I have a bad habit of not bothering to review three-star books, just because it’s so hard to anatomize and articulate indifference. How do you make lukewarm admiration sound interesting? It’s like telling someone, ‘I think you’re a really nice person.’ Who wants to hear that?
A Box of Matches is, however, a really nice book. It’s polite, well-spoken and blandly attractive. Your mother would like it, and when, after a week or two, it stopped coming around, she’d ask wistfully, ‘Whatever happened to A Box of Matches? Such a pleasant young book. This new book now…’ and she’d trail off significantly in that way of hers.
Synopses are such a bore to write – and read – but I can summarize this novel in twenty words or less: a guy wakes up early every morning, lights a fire and thinks about stuff. That’s it. There’s no plot, little character development and hardly any dialogue. Calling it a novel is just a terminological courtesy.
Yet it’s all perfectly charming and, as always with Baker, distinguished by insanely precise language (in one passage, the green fuzz on a gravestone is linked to a car battery’s ‘lovely turquoise exudate’ – ‘electrical lichen’, the narrator terms it).
Then why do I feel so ambivalent?
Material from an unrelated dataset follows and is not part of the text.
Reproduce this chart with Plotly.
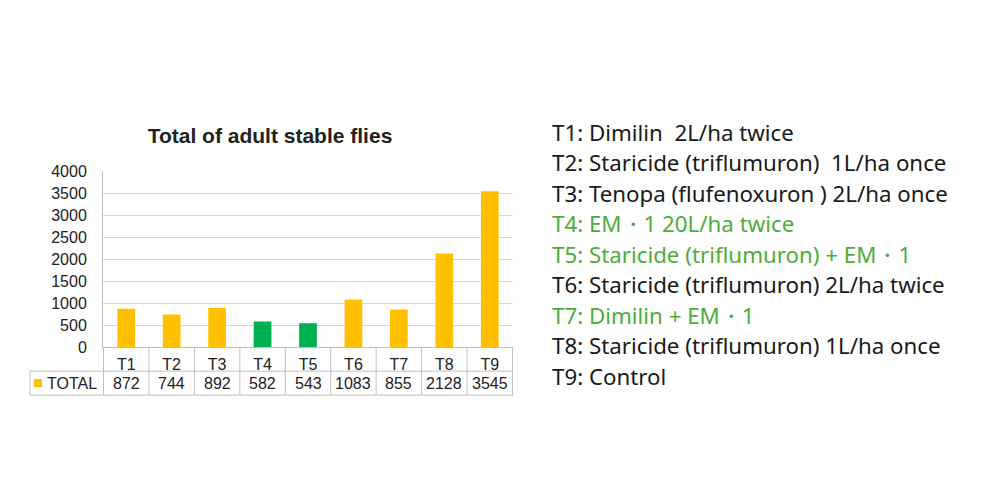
import plotly.graph_objects as go

categories = ["T1", "T2", "T3", "T4", "T5", "T6", "T7", "T8", "T9"]
totals = [872, 744, 892, 582, 543, 1083, 855, 2128, 3545]
green_treatments = ["T4", "T5"]
series_name = "TOTAL"
title_text = "Total of adult stable flies"
y_ticks = [0, 500, 1000, 1500, 2000, 2500, 3000, 3500, 4000]
descriptions = [
    "T1: Dimilin  2L/ha twice",
    "T2: Staricide (triflumuron)  1L/ha once",
    "T3: Tenopa (flufenoxuron ) 2L/ha once",
    "T4: EM・1 20L/ha twice",
    "T5: Staricide (triflumuron) + EM・1",
    "T6: Staricide (triflumuron) 2L/ha twice",
    "T7: Dimilin + EM・1",
    "T8: Staricide (triflumuron) 1L/ha once",
    "T9: Control",
]
green_descriptions = ["T4", "T5", "T7"]

YELLOW = "#FFC000"
GREEN = "#00B050"
TEXT_GREEN = "#4EAD3A"
GRID = "#D9D9D9"
BORDER = "#BFBFBF"
W, H = 1000, 500
OFF_X = 8
OFF_Y, SCALE_Y = 16.5, 0.967

def px_x(p):
    return (p - OFF_X) / W

def px_y(p):
    return 1 - ((p - OFF_Y) / SCALE_Y) / H

x0, x1 = 103, 513
y_top, y_axis = 172, 348
row1_bot, row2_bot = 372, 396
table_left = 30

bar_colors = [GREEN if c in green_treatments else YELLOW for c in categories]

fig = go.Figure()
fig.add_trace(go.Bar(x=categories, y=totals, marker=dict(color=bar_colors, line=dict(width=0)),
                     width=0.39, showlegend=False, name=series_name))

shapes = []
for yy in [row1_bot, row2_bot]:
    shapes.append(dict(type="line", xref="paper", yref="paper", x0=px_x(table_left), x1=px_x(x1),
                       y0=px_y(yy), y1=px_y(yy), line=dict(color=BORDER, width=1)))
n = len(categories)
for i in range(n + 1):
    shapes.append(dict(type="line", xref="x", yref="paper", x0=i - 0.5, x1=i - 0.5,
                       y0=px_y(y_axis), y1=px_y(row2_bot), line=dict(color=BORDER, width=1)))
shapes.append(dict(type="line", xref="paper", yref="paper", x0=px_x(table_left), x1=px_x(table_left),
                   y0=px_y(row1_bot), y1=px_y(row2_bot), line=dict(color=BORDER, width=1)))
shapes.append(dict(type="rect", xref="paper", yref="paper", x0=px_x(34), x1=px_x(42),
                   y0=px_y(388), y1=px_y(380), fillcolor=YELLOW, line=dict(width=0)))

annotations = []
row2_c = (row1_bot + row2_bot) / 2
for c, v in zip(categories, totals):
    annotations.append(dict(x=c, xref="x", y=px_y(row2_c), yref="paper", text=str(v), showarrow=False,
                            xanchor="center", yanchor="middle",
                            font=dict(family="Liberation Sans, Arial", size=16, color="#222222")))
annotations.append(dict(x=px_x(45), xref="paper", y=px_y(row2_c), yref="paper", text=series_name,
                        showarrow=False, xanchor="left", yanchor="middle",
                        font=dict(family="Liberation Sans, Arial", size=16, color="#222222")))

line_y0, line_gap = 133, 30.5
for i, d in enumerate(descriptions):
    tag = d.split(":")[0]
    col = TEXT_GREEN if tag in green_descriptions else "#1a1a1a"
    annotations.append(dict(x=px_x(550), xref="paper", y=px_y(line_y0 + i * line_gap), yref="paper",
                            text=d.replace("  ", "\u00a0\u00a0"),
                            showarrow=False, xanchor="left", yanchor="middle",
                            font=dict(family="Noto Sans, Open Sans", size=22.3, color=col)))

fig.update_layout(
    width=W, height=H,
    margin=dict(l=0, r=0, t=0, b=0),
    paper_bgcolor="white", plot_bgcolor="white",
    title=dict(text="<b>" + title_text + "</b>", x=px_x(270), xref="paper", xanchor="center",
               y=px_y(136), yref="paper", yanchor="middle",
               font=dict(family="Liberation Sans, Arial", size=21, color="#222222")),
    xaxis=dict(domain=[px_x(x0), px_x(x1)], showgrid=False, showline=True, linecolor=BORDER,
               ticks="", ticklabelstandoff=3,
               tickfont=dict(family="Liberation Sans, Arial", size=16, color="#222222")),
    yaxis=dict(domain=[px_y(y_axis), px_y(y_top)], range=[0, 4000], tickvals=y_ticks,
               showgrid=True, gridcolor=GRID, gridwidth=1, showline=True, linecolor=BORDER,
               zeroline=False, ticks="", ticklabelstandoff=12,
               tickfont=dict(family="Liberation Sans, Arial", size=16, color="#222222")),
    shapes=shapes, annotations=annotations, bargap=0.6,
)
fig.write_html("out.html")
I think I can explain, but in order to do so I’ll have to contradict myself somewhat (not that I have a problem with that). Just last week on this website, I was nattering on and on about Le Paysan de Paris, extolling Aragon’s commitment to the humble data of everyday life – a commitment Baker would seem to share. But now I’m thinking that maybe there’s a point at which the quotidian shades into the pedestrian, and another at which the thrillingly local becomes the complacently parochial. And that maybe Baker strays a bit too close to these liminal regions, which Aragon, for all his self-indulgence, somehow avoids. The narrator of A Box of Matches is appealing enough, but his universe is wilfully contracted, as if he’d decided: hey, I’ve got my 200-year-old farmhouse in Maine and my charming family and my exquisite perceptions, so the rest of you lot can fuck right off. Possibly I’m letting my status envy get the better of me, but I detect something sniffily bourgeois in the narrator’s attitude; he lives in a gated community of the mind, from which certain unpleasant facts are turned away by security. There’s a telling moment where he recalls watching a bunch of Marines get their hair cut in the local barbershop. Disgusted by their rampant machismo, he comments to himself: ‘I basically want nothing to do with all men except my son, my father and a few others. Robert Service, the poet, I like.’
Okay, that’s kind of funny, but once you stop chuckling sympathetically, think for a moment about the blitheness with which half of humanity is banished from this cozy little republic. While you’re at it, you might also want to ask yourself if a line about wanting nothing to do with all women would be quite so amusing.
If I’m being hard on Baker, it’s only because he’s capable of so much more. He reminds me -- odd as it’s going to sound – of a Warhammer enthusiast – you know, one of those gamers who spend hours hand-painting their pewter figurines, lavishing enormous care on what is, to outsiders, an incomprehensible fringe activity. Here’s a guy who could be creating huge Sistine frescoes, and instead he’s holed up in his workshop, adding another tiny grey streak to the beard of a ‘chaos dwarf’ (I’ve never played – honest). No matter how detailed and ‘finished’ it is, at the end of the day, it’s just a dwarf, man.
Hmmm… speaking of incomprehensible fringe activities, how many hours did I just waste on this unsolicited book report? Pot, meet kettle.